Not sure if that's what usually happens in other areas, but up here (In the midwest) the turnover rate at Arthur Murray is incredibly high.


Well-Known Member
Chris Stratton said:
What does the student pay for the lesson for which the teacher earns 4€ ?
That's a bit complicated. We sell units, which is one private lesson and one group lesson. That's 2 hours for about 40€ (it can get lower if you buy more units) but you can't say the student pays 20€/hour, I suppose. Maybe approximately it's the truth. To tell you the truth I'm not sure how much you're paid for giving group lessons and dancing at parties with your students, but it will be something around that price I'm sure.
So the student pays around 20€/hour, and we get 4€. Sounds reasonable?

Twilight Elena


Active Member
Twilight_Elena said:
So the student pays around 20€/hour, and we get 4€. Sounds reasonable?
At studios it's not just the teachers' pay that's covered by the fees paid by students though. There's rent, tax, electricity, non-teaching staff if any, advertising... A studio teacher gets free use of studio facilities. If you were an independent teacher, you'd have to pay a hire fee.
When I started, I got paid $8 per hour. That was $8/hour, whether I was teaching or not (which was nice). Or I could have made $11/lesson (40 min lesson) but I wasn't teaching enough lessons per week to make more counting up my lesson rate than my hourly rate (does that make sense?).

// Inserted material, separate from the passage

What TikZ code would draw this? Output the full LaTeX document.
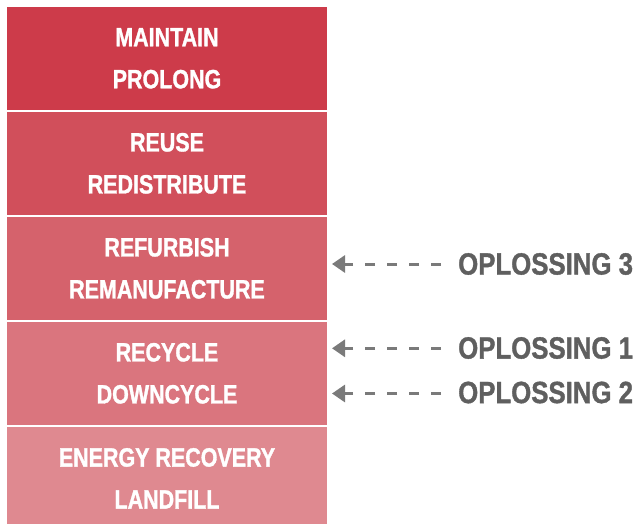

I now get $13/lesson (40 min) and I still technically could make my hourly rate instead, but I make more by counting up my lesson rate than my hourly rate. Basically, we have an hourly wage ($8/hour) to fall back on, but the goal is to teach enough lessons in a week to count your lesson rate instead (not too hard when the hourly rate is only $8/hour!). It's not much, but it's not terrible, especially when you consider that full time employees (but not me) also make a %age commission on the lessons their students purchase.

I am new to the forums, but I can say that I made somewhere around $7.50 per hour and an 8% commission with an independant studio. I don't feel that ANY of them pay really really well. I know that dance teachers get by because they love what they do! Most times they live on meager pay while making a HUGE difference in people lives. If I were to teach again professionally, I woud open my own studio. Of course, there are other hurdles when opening a dance studio.

For approx. a year I also worked in a Dance Arts Studio (ballet, tap, jazz) and taught ballroom to kids. It was fun, but again the pay was only supplemental. I did have the kids compete and it was easy to arrange as the parents were already accustomed to dance competitions. I only add that because it might be something you could work out with a local dance arts studio in addition to teaching.

It is long hours and low pay no matter how you look at it. Add to that any professional training/practice and it does not leave much free time. However, if you are dedicated and LOVE to ballroom dance, it does afford you with the possibility of travel and loads of fun!

Good luck with whichever path you choose!